Friday, November 1, 2013

The Innocent--Book Review

This is how you make a best seller.

Write an engaging first chapter.  In it, a good guy finds himself at a beer party and there is a fight and during the fight he stands up for a buddy and winds up killing another person at the party. He goes to jail for four years and comes out relatively unscathed, gets married in New Jersey to someone perfect who he met in Las Vegas one day and who, coincidentally, has moved to New Jersey.

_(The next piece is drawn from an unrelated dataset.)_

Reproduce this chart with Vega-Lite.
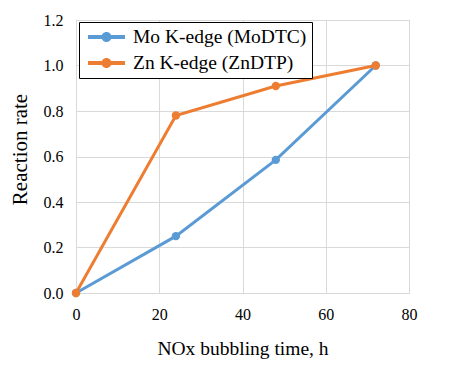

Then add some characters and events.

A nun with breast implants gets murdered.  An adopted daughter searches for her birth mom and visits a stripper who was a pal of the stripper who had given up the daughter for adoption. The wife of the fellow who committed manslaughter says she is going to Boston on business but the manslaughterer gets a picture of her on his smartphone in a compromising position with another fellow.  She's not in Boston. Doesn't look like she is selling software.  Enter (1) a steamy looking private eye and (2) the daughter cop of a steamy mother whose father committed suicide.  Maybe, just maybe, Ms. Perfect wife in New Jersey has a past.  Hold your breath.

But that is not enough.

There's an fbi agent who has a thing for prepubescent girls; a conveniently placed baby sitter for the sister in law of the manslaughterer; the mother of the victim of the manslaughterer who rendezvous with the manslaughterer in a museum; the father of the manslaughter victim who is not crazy about his wife rendezvousing with the killer of his son; a couple of goofball hitmen; a wino with courage and loyalty; a strip joint named--I do not exaggerate--the Eager Beaver; and an ending that ties things up nicely that could not happen in fifty million years.

This book is a fast read and is also, in my grandfather's parlance, ridickalus.  My recommendation is that if you like to read and want something a little beyond meaningless, reading this is not a bad way to spend a weekend.  If you want something that is two notches above ridickalus, I would pass.

The author is laughing all the way to the bank.